Tuesday, October 17, 2006

The ghost of the audience

Ever since I first watched "Ghost", I've been planning to write about a unique aspect of the movie. "Ghost" was such a hit that even Paramount was surprised and asked moviegoers who had seen the movie several times to get in touch. For me, the formula of this feature film's success is quite clear.

The secret dream of any spectator or reader is to get inside the story and lead it to the desired ending. There are many times when, while watching a movie or even reading a book, we feel the urge to speak to a character. To tell him or her that he or she is falling into a trap. Or even to materialize in the plot and beat up the villain. But there is nothing we can do. We are mere watchers, invisible, unable to cross the barrier that separates our reality from the fiction we're watching. "Ghost" fulfills this impossible dream through its main character.

When Sam (Patrick Swaize) dies and becomes a ghost in the movie, he turns into a mere watcher just like us. He sees everything, he makes comments, he complains, he gets mad, but he can do nothing about it. At that moment, a connection is established between him and the audience. Sam becomes an agent for the spectators in the movie, one of us, anxious to communicate with the other characters and prevent his wife Molly (Demi Moore) from being deceived by her false friend Carl (Tony Goodwin). But, just like us, he can only watch and do nothing.

But, by the time Sam's ghost is able to make contact and interfere with the story, it's as if each and every one of us were there, participating in the movie, helping Molly and leading the plot to a happy ending. From that moment on, we get immense pleasure out of each of Sam's triumphs, as if we had been responsible for them.

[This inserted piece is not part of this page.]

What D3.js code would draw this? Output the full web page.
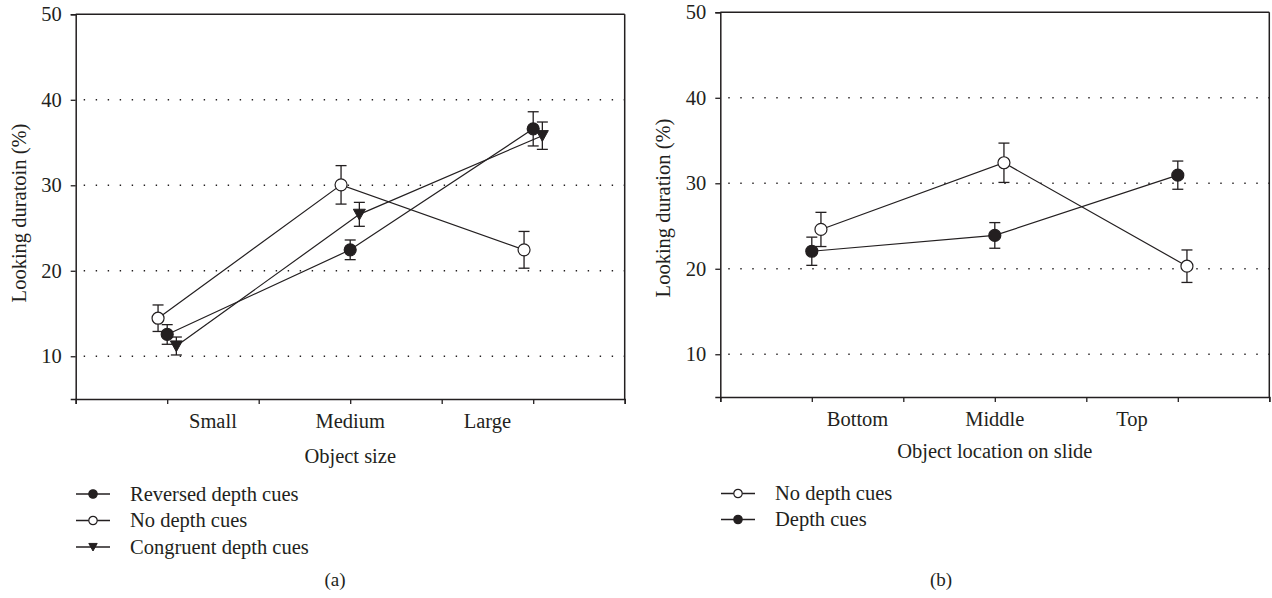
<!DOCTYPE html>
<html><head><meta charset="utf-8">
<script src="https://cdn.jsdelivr.net/npm/d3@7"></script>
<style>
html,body{margin:0;padding:0;background:#fff;}
text{font-family:"Liberation Serif","Times New Roman",serif;fill:#231f20;}
</style></head>
<body>
<svg id="chart" width="1272" height="598"></svg>
<script>
// ---------- data ----------
const yTicks = [10, 20, 30, 40, 50];

// Panel (a)
const categoriesA = ["Small", "Medium", "Large"];
const seriesNamesA = ["Reversed depth cues", "No depth cues", "Congruent depth cues"];
const reversedMean = [12.55, 22.45, 36.6];
const reversedErr = [1.15, 1.15, 2.0];
const noCuesAMean = [14.45, 30.05, 22.45];
const noCuesAErr = [1.55, 2.25, 2.15];
const congruentMean = [11.2, 26.6, 35.8];
const congruentErr = [1.05, 1.4, 1.6];

// Panel (b)
const categoriesB = ["Bottom", "Middle", "Top"];
const seriesNamesB = ["No depth cues", "Depth cues"];
const noCuesBMean = [24.6, 32.4, 20.3];
const noCuesBErr = [2.0, 2.3, 1.9];
const depthCuesMean = [22.05, 23.9, 30.95];
const depthCuesErr = [1.65, 1.5, 1.65];

// ---------- drawing ----------
const svg = d3.select("#chart");
const INK = "#231f20";

function marker(sel, type, r) {
  if (type === "tri") {
    sel.append("path")
      .attr("d", `M${-r},${-r * 0.85} L${r},${-r * 0.85} L0,${r * 0.95} Z`)
      .attr("fill", INK).attr("stroke", INK).attr("stroke-width", 1);
  } else {
    sel.append("circle").attr("r", r)
      .attr("fill", type === "open" ? "#fff" : INK)
      .attr("stroke", INK).attr("stroke-width", 1.2);
  }
}

function drawPanel(cfg) {
  const g = svg.append("g");
  const x = d3.scaleLinear().domain([0, 6]).range([cfg.x0, cfg.x0 + 549]);
  const y = d3.scaleLinear().domain([5, 50]).range([cfg.yBottom, cfg.yTop]);
  const [x1, x2] = x.range();

  // dotted grid
  g.selectAll(".grid").data(yTicks.filter(v => v < 50)).enter().append("line")
    .attr("x1", x1 + 8).attr("x2", x2).attr("y1", d => y(d)).attr("y2", d => y(d))
    .attr("stroke", INK).attr("stroke-width", 1.4).attr("stroke-dasharray", "1.4,10.6");

  // frame: top and right
  g.append("line").attr("x1", x1).attr("x2", x2).attr("y1", y(50)).attr("y2", y(50))
    .attr("stroke", INK).attr("stroke-width", 1.5);
  g.append("line").attr("x1", x2).attr("x2", x2).attr("y1", y(50)).attr("y2", y(5))
    .attr("stroke", INK).attr("stroke-width", 1.5);

  // y axis
  const ya = g.append("g").attr("transform", `translate(${x1},0)`)
    .call(d3.axisLeft(y).tickValues(yTicks).tickSize(5).tickPadding(9).tickFormat(d3.format("d")));
  ya.select(".domain").attr("stroke", INK).attr("stroke-width", 1.5);
  ya.selectAll(".tick line").attr("stroke", INK).attr("stroke-width", 1.3);
  ya.selectAll(".tick text").style("font-family", "Liberation Serif").style("font-size", "20.5px").attr("fill", INK);

  // x axis
  const xa = g.append("g").attr("transform", `translate(0,${y(5)})`)
    .call(d3.axisBottom(x).tickValues(d3.range(0, 7)).tickSize(5).tickFormat(""));
  xa.select(".domain").attr("stroke", INK).attr("stroke-width", 1.5);
  xa.selectAll(".tick line").attr("stroke", INK).attr("stroke-width", 1.3);

  // category labels
  g.selectAll(".cat").data(cfg.categories).enter().append("text")
    .attr("x", (d, i) => x(1.5 * (i + 1))).attr("y", y(5) + 29)
    .attr("text-anchor", "middle").style("font-size", "20.5px").text(d => d);

  // axis titles
  g.append("text").attr("x", x(3)).attr("y", cfg.xTitleY)
    .attr("text-anchor", "middle").style("font-size", "20.5px").text(cfg.xTitle);
  g.append("text").attr("transform", `translate(${cfg.yTitleX},${cfg.yTitleY}) rotate(-90)`)
    .attr("text-anchor", "middle").attr("dy", "0.35em").style("font-size", "20.5px").text(cfg.yTitle);

  const xi = (i, off) => x(1 + 2 * i + off);

  // error bars
  cfg.series.forEach(s => {
    s.mean.forEach((m, i) => {
      const cx = xi(i, s.off);
      const top = y(m + s.err[i]), bot = y(m - s.err[i]);
      g.append("line").attr("x1", cx).attr("x2", cx).attr("y1", top).attr("y2", bot)
        .attr("stroke", INK).attr("stroke-width", 1.3);
      [top, bot].forEach(yy => g.append("line").attr("x1", cx - 5.5).attr("x2", cx + 5.5)
        .attr("y1", yy).attr("y2", yy).attr("stroke", INK).attr("stroke-width", 1.3));
    });
  });
  // lines
  cfg.series.forEach(s => {
    g.append("path").datum(s.mean)
      .attr("d", d3.line().x((d, i) => xi(i, s.off)).y(d => y(d)))
      .attr("fill", "none").attr("stroke", INK).attr("stroke-width", 1.2);
  });
  // markers
  cfg.series.forEach(s => {
    s.mean.forEach((m, i) => {
      const mg = g.append("g").attr("transform", `translate(${xi(i, s.off)},${y(m)})`);
      marker(mg, s.type, 6);
    });
  });

  // legend
  cfg.legend.forEach((s, k) => {
    const ly = cfg.legendY + k * cfg.legendStep;
    g.append("line").attr("x1", cfg.legendX).attr("x2", cfg.legendX + 34)
      .attr("y1", ly).attr("y2", ly).attr("stroke", INK).attr("stroke-width", 1.3);
    const mg = g.append("g").attr("transform", `translate(${cfg.legendX + 17},${ly})`);
    marker(mg, s.type, 4.2);
    g.append("text").attr("x", cfg.legendX + 54).attr("y", ly).attr("dy", "0.32em")
      .style("font-size", "20.5px").text(s.name);
  });

  g.append("text").attr("x", cfg.tagX).attr("y", 580).attr("dy", "0.32em")
    .attr("text-anchor", "middle").style("font-size", "19px").text(cfg.tag);
}

const seriesA = [
  { name: seriesNamesA[0], mean: reversedMean, err: reversedErr, type: "filled", off: 0 },
  { name: seriesNamesA[1], mean: noCuesAMean, err: noCuesAErr, type: "open", off: -0.1 },
  { name: seriesNamesA[2], mean: congruentMean, err: congruentErr, type: "tri", off: 0.1 }
];
drawPanel({
  x0: 75.7, yTop: 14.3, yBottom: 399,
  categories: categoriesA, series: seriesA, legend: seriesA,
  xTitle: "Object size", xTitleY: 463, yTitle: "Looking duratoin (%)", yTitleX: 19, yTitleY: 213,
  legendX: 76, legendY: 494, legendStep: 26.5, tag: "(a)", tagX: 335
});

const seriesB = [
  { name: seriesNamesB[0], mean: noCuesBMean, err: noCuesBErr, type: "open", off: 0.1 },
  { name: seriesNamesB[1], mean: depthCuesMean, err: depthCuesErr, type: "filled", off: 0 }
];
drawPanel({
  x0: 720.3, yTop: 12.3, yBottom: 397,
  categories: categoriesB, series: seriesB, legend: seriesB,
  xTitle: "Object location on slide", xTitleY: 458, yTitle: "Looking duration (%)", yTitleX: 663, yTitleY: 208,
  legendX: 721, legendY: 493.5, legendStep: 26, tag: "(b)", tagX: 941
});
</script>
</body></html>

This feeling that we are conducting the story is reinforced by the fact that, once Sam takes control of the situation, everything happens exactly like we expect. Not all movies are like this.

In "Heaven Can Wait", we experience the frustration of Joe Pendleton's amnesia soon after he takes the body of an injured player. The movie ends with him becoming another person, not remembering his girlfriend when he sees her. It's not the ending we hoped for, even if it hints at an eventual resolution. Just like we wish Jenny would not die at the end of "Love Story" or that Romeo and Juliet would live happily ever after. "Ghost" provides the audience with an almost orgasmic sense of fulfillment by giving it exactly what it wants from a certain moment until the end.

I'm not a movie expert. I don't think I'd be a good movie critic. But there are a few movies that I consider perfect in terms of entertainment and "Ghost" is one of them.